Meetings start to appear when this kind of working together isn’t safe, isn’t trusted, or isn’t possible. When people don’t dare to decide. When responsibility is unclear. When relationships are too thin to carry disagreement. Then collaboration gets enforced. It gets scheduled. It gets framed. And the moment you enforce something that should be voluntary, resistance appears. Quiet resistance, usually. Fatigue. Cynicism. Calendar battles.
The strange disappearance of meetings
There’s a strange dynamic here that many people miss: as collaboration capability grows, meetings disappear. Not because someone banned them, not because of a new policy, but because they’re no longer needed.
For some people, that thought is unsettling. Meetings give structure, visibility, and a sense of being involved. For others, it sounds like a dream come true. Both reactions are worth paying attention to.
Why most meetings don’t feel like work
If you look closely at most meetings, you’ll notice something else. Very few of them are actually about getting work done. They’re about opinions. About alignment. About positioning. Maybe importance. About making sure nothing bad happens. Sometimes about making sure someone important is present.
Importance is something different than meaning.
Again, this isn’t a moral judgment. It’s a structural one.
When people come together and genuinely produce something — a decision, a piece of software, a design, a plan that actually changes behavior — we usually don’t experience that as a meeting. It feels completely different. Lighter. More focused. More alive.

In a collaborative environment, this becomes normal. The focus shifts from “Who needs to be involved?” to a much more uncomfortable question: What is the simplest possible way to get this done well?
That question cuts deep.
Intelligence is mostly about avoidance
At a system level, intelligence is mostly about avoidance. Avoiding unnecessary steps. Avoiding friction.
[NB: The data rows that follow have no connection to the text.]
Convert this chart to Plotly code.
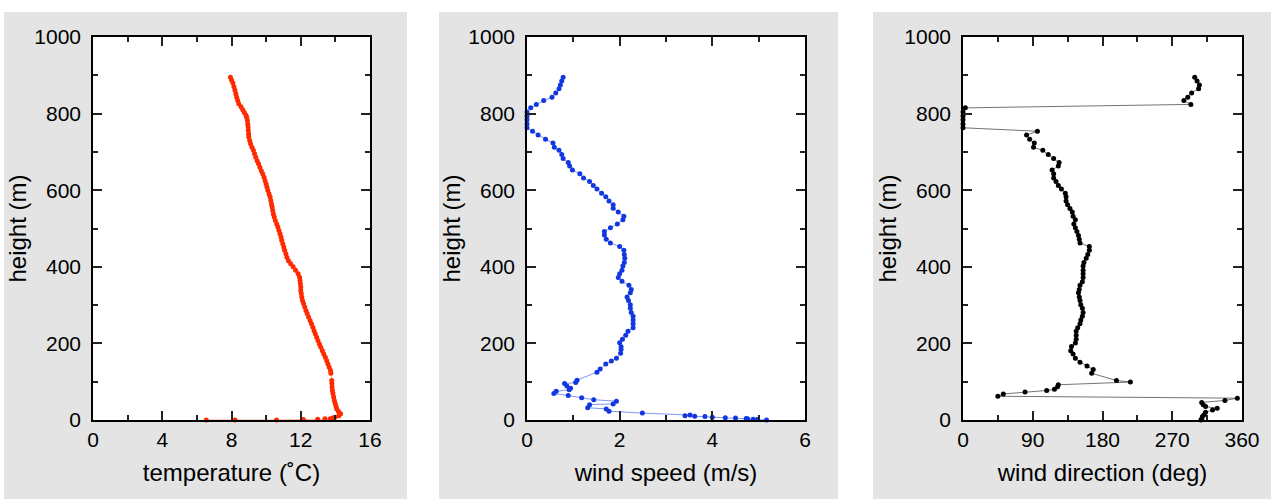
import plotly.graph_objects as go

# ---------------- data ----------------
temp_height = [895, 888, 880, 870, 861, 852, 843, 834, 826, 818,
               810, 803, 796, 790, 782, 773, 765, 756, 747, 739,
               730, 721, 712, 704, 695, 686, 677, 669, 660, 651,
               643, 634, 625, 616, 608, 599, 590, 582, 573, 564,
               556, 547, 538, 530, 521, 512, 504, 495, 486, 478,
               469, 460, 452, 443, 434, 425, 416, 408, 400, 391,
               382, 373, 364, 356, 347, 338, 330, 321, 312, 304,
               295, 286, 278, 269, 260, 251, 242, 233, 225, 216,
               207, 198, 190, 181, 172, 164, 155, 146, 138, 129,
               122, 103, 95, 86, 77, 69, 60, 51, 43, 35,
               29, 22, 16, 11, 7, 5, 3, 3, 2, 1,
               0, 0, 0]
temperature = [7.94, 8.0, 8.08, 8.14, 8.2, 8.25, 8.3, 8.36, 8.42, 8.55,
               8.65, 8.74, 8.84, 8.88, 8.92, 8.94, 8.96, 8.97, 8.99, 9.0,
               9.05, 9.1, 9.18, 9.27, 9.33, 9.4, 9.48, 9.56, 9.64, 9.72,
               9.8, 9.88, 9.94, 10.0, 10.05, 10.1, 10.17, 10.23, 10.27, 10.31,
               10.35, 10.38, 10.42, 10.47, 10.53, 10.61, 10.68, 10.74, 10.8, 10.86,
               10.9, 10.96, 11.02, 11.07, 11.14, 11.2, 11.29, 11.42, 11.56, 11.7,
               11.85, 11.93, 11.96, 11.98, 12.0, 12.0, 12.03, 12.06, 12.1, 12.16,
               12.23, 12.3, 12.37, 12.45, 12.54, 12.62, 12.7, 12.77, 12.84, 12.92,
               13.0, 13.08, 13.16, 13.25, 13.33, 13.42, 13.5, 13.57, 13.64, 13.72,
               13.74, 13.79, 13.8, 13.81, 13.83, 13.86, 13.9, 13.94, 13.99, 14.04,
               14.08, 14.18, 14.3, 14.2, 13.98, 13.85, 13.7, 13.4, 12.98, 12.15,
               10.6, 8.2, 6.54]

speed_height = [895, 885, 875, 865, 854, 843, 834, 824, 815, 804,
                794, 784, 773, 763, 754, 744, 733, 723, 712, 704,
                693, 683, 672, 663, 653, 643, 632, 623, 612, 603,
                592, 583, 572, 562, 553, 543, 532, 523, 512, 502,
                492, 483, 472, 462, 453, 443, 432, 422, 411, 402,
                391, 382, 372, 362, 352, 341, 332, 321, 312, 301,
                292, 281, 271, 261, 251, 241, 232, 221, 211, 202,
                191, 184, 174, 161, 154, 146, 133, 125, 104, 98,
                95, 89, 83, 79, 75, 69, 64, 58, 53, 49,
                42, 40, 32, 29, 23, 18, 13, 11, 10, 9,
                7, 6, 5, 4, 3, 2, 1, 0]
wind_speed = [0.78, 0.75, 0.72, 0.69, 0.62, 0.54, 0.36, 0.2, 0.08, 0,
              0, 0, 0, 0, 0.12, 0.24, 0.4, 0.56, 0.59, 0.69,
              0.75, 0.78, 0.89, 0.92, 0.98, 1.14, 1.22, 1.35, 1.43, 1.51,
              1.61, 1.7, 1.77, 1.86, 1.86, 1.97, 2.09, 2.07, 1.95, 1.8,
              1.67, 1.67, 1.71, 1.8, 2.0, 2.09, 2.1, 2.11, 2.1, 2.07,
              2.05, 2.0, 1.97, 2.05, 2.2, 2.25, 2.23, 2.16, 2.19, 2.23,
              2.23, 2.25, 2.29, 2.29, 2.29, 2.29, 2.18, 2.13, 2.06, 2.0,
              2.03, 2.03, 2.02, 1.93, 1.82, 1.7, 1.58, 1.51, 1.08, 1.05,
              0.81, 0.86, 0.94, 0.91, 0.63, 0.58, 0.89, 1.18, 1.44, 1.93,
              1.86, 1.35, 1.31, 1.71, 1.77, 2.49, 3.52, 3.41, 3.62, 3.84,
              4.0, 4.28, 4.5, 4.73, 4.76, 4.88, 4.97, 5.17]

dir_height = [895, 885, 875, 865, 854, 843, 834, 824, 815, 804,
              794, 784, 773, 763, 754, 744, 733, 723, 712, 704,
              693, 683, 672, 663, 653, 643, 632, 623, 612, 603,
              592, 583, 572, 562, 552, 543, 532, 523, 512, 502,
              492, 482, 472, 462, 453, 443, 432, 422, 411, 402,
              391, 382, 372, 361, 352, 341, 332, 321, 312, 301,
              292, 281, 271, 261, 251, 241, 232, 221, 211, 201,
              192, 181, 172, 161, 151, 141, 132, 122, 103, 99,
              92, 87, 80, 77, 73, 68, 62, 57, 51, 46,
              40, 35, 31, 26, 20, 14, 9, 3, 0]
wind_dir = [299, 302, 305, 304, 295, 290, 285, 294, 3, 0,
            0, 0, 0, 0, 96, 82, 86, 92, 91, 103,
            110, 117, 124, 123, 115, 117, 117, 120, 123, 127,
            132, 133, 133, 135, 138, 141, 142, 145, 143, 145,
            147, 149, 150, 151, 163, 163, 161, 159, 156, 155,
            155, 155, 155, 154, 151, 150, 149, 150, 151, 152,
            154, 155, 154, 152, 151, 148, 146, 146, 146, 145,
            140, 139, 142, 145, 151, 160, 168, 166, 198, 216,
            123, 122, 118, 108, 80, 52, 45, 354, 338, 308,
            310, 313, 328, 322, 313, 311, 309, 308, 307]

x_titles = ["temperature (˚C)", "wind speed (m/s)", "wind direction (deg)"]
y_title = "height (m)"

# ---------------- figure ----------------
W, H = 1273, 500
FONT = "Liberation Sans, Arial, sans-serif"
fig = go.Figure()

panels = [
    dict(x=temperature, y=temp_height, mc="#ff2a00", lc="rgba(255,60,30,0.45)",
         rng=[0, 16], dtick=4, minor=2, dom=(93, 370), box=(4, 407)),
    dict(x=wind_speed, y=speed_height, mc="#1236e0", lc="rgba(40,80,240,0.6)",
         rng=[0, 6], dtick=2, minor=1, dom=(527, 805), box=(439, 838)),
    dict(x=wind_dir, y=dir_height, mc="#000000", lc="rgba(70,70,70,0.75)",
         rng=[0, 360], dtick=90, minor=45, dom=(963, 1242), box=(873, 1271)),
]

PLOT_TOP, PLOT_BOT = 37, 420
shapes = []
for i, p in enumerate(panels):
    n = "" if i == 0 else str(i + 1)
    fig.add_trace(go.Scatter(
        x=p["x"], y=p["y"], mode="lines+markers",
        line=dict(color=p["lc"], width=1),
        marker=dict(color=p["mc"], size=5),
        cliponaxis=False, showlegend=False,
        xaxis="x" + n, yaxis="y" + n,
    ))
    axcommon = dict(
        showline=True, linecolor="black", linewidth=1.5, mirror="allticks",
        ticks="inside", ticklen=9, tickwidth=1.5, tickcolor="#222",
        showgrid=False, zeroline=False, automargin=False,
        tickfont=dict(family=FONT, size=21, color="black"),
    )
    fig.update_layout(**{
        "xaxis" + n: dict(
            domain=[p["dom"][0] / W, p["dom"][1] / W],
            range=p["rng"], dtick=p["dtick"], tick0=0,
            anchor="y" + n,
            minor=dict(dtick=p["minor"], ticks="inside", ticklen=5, tickwidth=1.5,
                       tickcolor="#222", showgrid=False),
            ticklabelstandoff=0,
            title=dict(text=x_titles[i], standoff=14,
                       font=dict(family=FONT, size=24, color="black")),
            **axcommon),
        "yaxis" + n: dict(
            domain=[(H - PLOT_BOT) / H, (H - PLOT_TOP) / H],
            range=[0, 1000], dtick=200, tick0=0,
            anchor="x" + n,
            minor=dict(dtick=100, ticks="inside", ticklen=5, tickwidth=1.5,
                       tickcolor="#222", showgrid=False),
            ticklabelstandoff=6,
            title=dict(text=y_title, standoff=1,
                       font=dict(family=FONT, size=24, color="black")),
            **axcommon),
    })
    shapes.append(dict(type="rect", xref="paper", yref="paper", layer="below",
                       x0=p["box"][0] / W, x1=p["box"][1] / W,
                       y0=(H - 499) / H, y1=(H - 12) / H,
                       fillcolor="#e3e4e3", line=dict(width=0)))
    shapes.append(dict(type="rect", xref="paper", yref="paper", layer="below",
                       x0=p["dom"][0] / W, x1=p["dom"][1] / W,
                       y0=(H - PLOT_BOT) / H, y1=(H - PLOT_TOP) / H,
                       fillcolor="white", line=dict(width=0)))

fig.update_layout(
    width=W, height=H,
    margin=dict(l=0, r=0, t=0, b=0, pad=0, autoexpand=False),
    paper_bgcolor="white", plot_bgcolor="white",
    shapes=shapes,
    font=dict(family=FONT, color="black"),
)

fig.write_html("out.html")
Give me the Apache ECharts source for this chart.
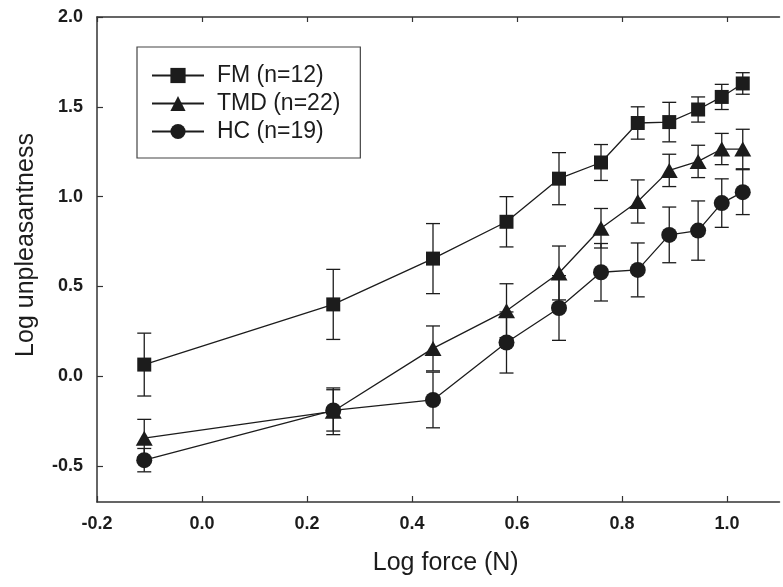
<!DOCTYPE html>
<html><head><meta charset="utf-8">
<script src="https://cdn.jsdelivr.net/npm/echarts@6.0.0/dist/echarts.min.js"></script>
<style>html,body{margin:0;padding:0;background:#fff}#c{width:783px;height:587px}</style>
</head><body><div id="c"></div>
<script>
// ---- data ----
const forceX = [-0.11, 0.25, 0.44, 0.58, 0.68, 0.76, 0.83, 0.89, 0.945, 0.99, 1.03];
const fmMean = [0.065, 0.40, 0.655, 0.86, 1.10, 1.19, 1.41, 1.415, 1.485, 1.555, 1.63];
const fmErr  = [0.175, 0.195, 0.195, 0.14, 0.145, 0.10, 0.09, 0.11, 0.07, 0.07, 0.06];
const tmdMean = [-0.345, -0.195, 0.155, 0.365, 0.575, 0.824, 0.973, 1.146, 1.196, 1.265, 1.265];
const tmdErr  = [0.105, 0.13, 0.125, 0.15, 0.15, 0.11, 0.12, 0.09, 0.09, 0.087, 0.11];
const hcMean = [-0.467, -0.19, -0.132, 0.188, 0.38, 0.579, 0.592, 0.787, 0.811, 0.964, 1.025];
const hcErr  = [0.065, 0.115, 0.155, 0.17, 0.18, 0.16, 0.15, 0.155, 0.165, 0.135, 0.125];
const seriesNames = ['FM (n=12)', 'TMD (n=22)', 'HC (n=19)'];
const xTickValues = [-0.2, 0.0, 0.2, 0.4, 0.6, 0.8, 1.0];
const yTickValues = [-0.5, 0.0, 0.5, 1.0, 1.5, 2.0];
const xTitle = 'Log force (N)';
const yTitle = 'Log unpleasantness';

// ---- styles ----
const FONT = "'Liberation Sans', Arial, Helvetica, sans-serif";
const INK = '#1c1c1c';
const AXIS = '#333';

function pts(mean) { return forceX.map((x, i) => [x, mean[i]]); }
function errPts(mean, err) { return forceX.map((x, i) => [x, mean[i], err[i]]); }

function lineSeries(name, mean, symbol, size) {
  return {
    type: 'line', name: name, data: pts(mean),
    symbol: symbol, symbolSize: size,
    lineStyle: { color: INK, width: 1.3 },
    itemStyle: { color: INK },
    z: 3, silent: true
  };
}
function errSeries(mean, err) {
  return {
    type: 'custom', data: errPts(mean, err), z: 2, silent: true,
    encode: { x: 0, y: 1 },
    renderItem: function (params, api) {
      const x = api.value(0), y = api.value(1), e = api.value(2);
      const t = api.coord([x, y + e]);
      const b = api.coord([x, y - e]);
      const hw = 7;
      const st = { stroke: INK, lineWidth: 1.3 };
      return { type: 'group', children: [
        { type: 'line', shape: { x1: t[0], y1: t[1], x2: b[0], y2: b[1] }, style: st },
        { type: 'line', shape: { x1: t[0] - hw, y1: t[1], x2: t[0] + hw, y2: t[1] }, style: st },
        { type: 'line', shape: { x1: b[0] - hw, y1: b[1], x2: b[0] + hw, y2: b[1] }, style: st }
      ]};
    }
  };
}

const chart = echarts.init(document.getElementById('c'), null, { renderer: 'canvas' });
chart.setOption({
  animation: false,
  backgroundColor: '#fff',
  grid: { left: 97, right: 3.5, top: 17, bottom: 85, containLabel: false, outerBoundsMode: 'none' },
  legend: {
    data: seriesNames,
    orient: 'vertical', left: 137, top: 47,
    padding: [17, 20, 15, 14], itemGap: 5,
    itemWidth: 52, itemHeight: 19,
    borderColor: '#444', borderWidth: 1.2,
    selectedMode: false,
    textStyle: { fontSize: 23, fontFamily: FONT, color: INK, padding: [0, 0, 0, 8] }
  },
  xAxis: [{
    type: 'value', min: -0.2, max: 1.1,
    name: xTitle, nameLocation: 'middle', nameGap: 49,
    nameTextStyle: { fontSize: 25, fontFamily: FONT, color: INK, padding: [0, 0, 0, 15] },
    axisLine: { show: true, onZero: false, lineStyle: { color: AXIS, width: 1.5 } },
    axisTick: { show: true, inside: true, length: 6, customValues: xTickValues, lineStyle: { color: AXIS, width: 1.2 } },
    axisLabel: { customValues: xTickValues, margin: 13, fontSize: 18, fontWeight: 'bold', fontFamily: FONT, color: INK,
      formatter: v => v.toFixed(1) },
    splitLine: { show: false }
  }, {
    type: 'value', min: -0.2, max: 1.1, position: 'top',
    axisLine: { show: true, onZero: false, lineStyle: { color: AXIS, width: 1.5 } },
    axisTick: { show: true, inside: true, length: 5, customValues: xTickValues, lineStyle: { color: AXIS, width: 1.2 } },
    axisLabel: { show: false },
    splitLine: { show: false }
  }],
  yAxis: {
    type: 'value', min: -0.7, max: 2.0,
    name: yTitle, nameLocation: 'middle', nameGap: 58, nameRotate: 90,
    nameTextStyle: { fontSize: 25, fontFamily: FONT, color: INK, padding: [0, 0, 0, 29] },
    axisLine: { show: true, onZero: false, lineStyle: { color: AXIS, width: 1.5 } },
    axisTick: { show: true, inside: true, length: 6, customValues: yTickValues, lineStyle: { color: AXIS, width: 1.2 } },
    axisLabel: { customValues: yTickValues, margin: 14, fontSize: 18, fontWeight: 'bold', fontFamily: FONT, color: INK,
      formatter: v => v.toFixed(1) },
    splitLine: { show: false }
  },
  series: [
    errSeries(fmMean, fmErr),
    errSeries(tmdMean, tmdErr),
    errSeries(hcMean, hcErr),
    lineSeries(seriesNames[0], fmMean, 'rect', 14),
    lineSeries(seriesNames[1], tmdMean, 'triangle', [17, 15]),
    lineSeries(seriesNames[2], hcMean, 'circle', 16)
  ]
});
</script>
</body></html>
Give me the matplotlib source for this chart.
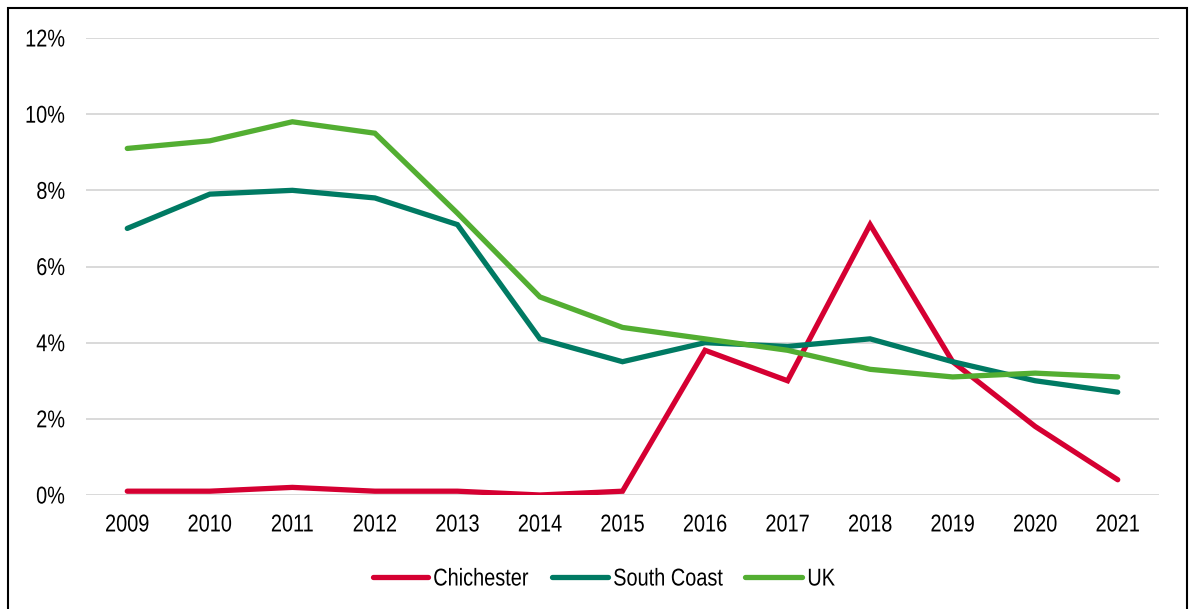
import matplotlib
matplotlib.use("Agg")
import matplotlib.pyplot as plt
from matplotlib.patches import Rectangle
from matplotlib.lines import Line2D
from matplotlib.patheffects import AbstractPathEffect
from matplotlib.transforms import Affine2D
from matplotlib.ticker import FuncFormatter

years = ["2009", "2010", "2011", "2012", "2013", "2014", "2015",
         "2016", "2017", "2018", "2019", "2020", "2021"]
chichester = [0.1, 0.1, 0.2, 0.1, 0.1, 0.0, 0.1, 3.8, 3.0, 7.1, 3.5, 1.8, 0.4]
south_coast = [7.0, 7.9, 8.0, 7.8, 7.1, 4.1, 3.5, 4.0, 3.9, 4.1, 3.5, 3.0, 2.7]
uk = [9.1, 9.3, 9.8, 9.5, 7.4, 5.2, 4.4, 4.1, 3.8, 3.3, 3.1, 3.2, 3.1]

series_names = ["Chichester", "South Coast", "UK"]
series_colors = ["#D50032", "#007A63", "#53AE32"]
series_values = [chichester, south_coast, uk]

plt.rcParams["font.family"] = ["Liberation Sans", "DejaVu Sans"]
FS = 17.5
W, H = 1189, 609


class Condense(AbstractPathEffect):
    """Squeeze glyphs horizontally to imitate a narrow typeface."""

    def __init__(self, sx=0.82, anchor="center"):
        super().__init__()
        self.sx = sx
        self.anchor = anchor

    def draw_path(self, renderer, gc, tpath, affine, rgbFace=None):
        ext = tpath.get_extents()
        if self.anchor == "right":
            a = ext.x1
        elif self.anchor == "left":
            a = ext.x0
        else:
            a = 0.5 * (ext.x0 + ext.x1)
        t = Affine2D().translate(-a, 0).scale(self.sx, 1).translate(a, 0) + affine
        renderer.draw_path(gc, tpath, t, rgbFace)


fig = plt.figure(figsize=(W / 100, H / 100), dpi=100)
ax = fig.add_axes([86 / W, 1 - 495 / H, (1159 - 86) / W, (495 - 38) / H])

x = range(len(years))
for name, vals, color in zip(series_names, series_values, series_colors):
    ax.plot(x, vals, color=color, lw=3.8, label=name,
            solid_capstyle="round", solid_joinstyle="miter", zorder=3)

ax.set_xlim(-0.5, len(years) - 0.5)
ax.set_ylim(0, 12)
ax.set_yticks(range(0, 13, 2))
ax.yaxis.set_major_formatter(FuncFormatter(lambda v, _: f"{v:.0f}%"))
ax.set_xticks(list(x))
ax.set_xticklabels(years)
ax.grid(axis="y", color="#D9D9D9", lw=1.4, zorder=0)
ax.tick_params(axis="both", length=0, labelsize=FS, colors="black")
ax.tick_params(axis="y", pad=15)
ax.tick_params(axis="x", pad=14)
for s in ax.spines.values():
    s.set_visible(False)

for lab in ax.get_yticklabels():
    lab.set_path_effects([Condense(anchor="right")])
for lab in ax.get_xticklabels():
    lab.set_path_effects([Condense(anchor="center")])

# legend row below the axes (pixel layout)
legend_y = 1 - 577 / H
handle_spans = [(373, 428), (552, 608), (745, 802)]
for (x0, x1), name, color in zip(handle_spans, series_names, series_colors):
    fig.add_artist(Line2D([x0 / W, x1 / W], [legend_y, legend_y],
                          transform=fig.transFigure, color=color, lw=3.8,
                          solid_capstyle="round"))
    t = fig.text((x1 + 5) / W, legend_y, name, fontsize=FS, ha="left",
                 va="center_baseline", color="black")
    t.set_path_effects([Condense(anchor="left")])

# figure frame
fig.patches.append(Rectangle((8 / W, -0.05), (1187 - 8) / W, 1.05 - 8 / H,
                             transform=fig.transFigure, fill=False,
                             edgecolor="black", lw=1.5))

fig.savefig("out.png", dpi=100)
Avoiding waste. “Maximize the work not done” sounds provocative, but it’s really about respect — for energy, attention, and time.
And one of the biggest sources of waste in organizations is ego.
This is uncomfortable to say, but hard to ignore once you see it. Ego loves meetings. Meetings create stages. Stages create hierarchy. Hierarchy creates importance. And importance can feel very good, especially when something else is missing.
Since Henry Ford, we haven’t changed that much in how we organize work. Not because we couldn’t do better, but because the pyramid still works surprisingly well as a compensation. If someone feels empty inside, standing a bit higher up can feel like meaning. It’s not the real thing, but it works — for a while.
As long as we’re busy.
As long as we’re distracted.
As long as we don’t listen too closely.
Importance is not meaning
There’s usually a moment later in life when this compensation stops working. Health changes. Time becomes limited. And a question appears that can’t be postponed anymore: Was this really what all that effort was for?
That’s a hard moment to realize that importance was never meaning. It was a substitute.
Meaning comes from only two places: being part of something larger than yourself, and being in real relationships. No meeting can replace that.
A simple experiment
If you want to play with this idea, try a simple experiment. Just observe your next few workdays with a slightly different lens. Where do you see politics instead of progress? Where do you see bottlenecks created by “importance”? Where do signatures, approvals, or meetings exist mainly to confirm status rather than to move something forward?
And, gently, where do you notice the same patterns in yourself?
This isn’t about guilt. It’s about clarity. Because once you see it, you have a choice. You can keep trading meaning for importance — or you can start letting go.
No more meetings — as a consequence
So no, this isn’t a call to ban meetings. It’s something much simpler, and much harder.
When collaboration grows, meetings fade. When trust deepens, calendars clear. When people start working together for real, enforced togetherness becomes unnecessary.
No more meetings — not as a rule, but as a consequence.
And for many organizations, that wouldn’t just save an absurd amount of money. It would make work feel human again.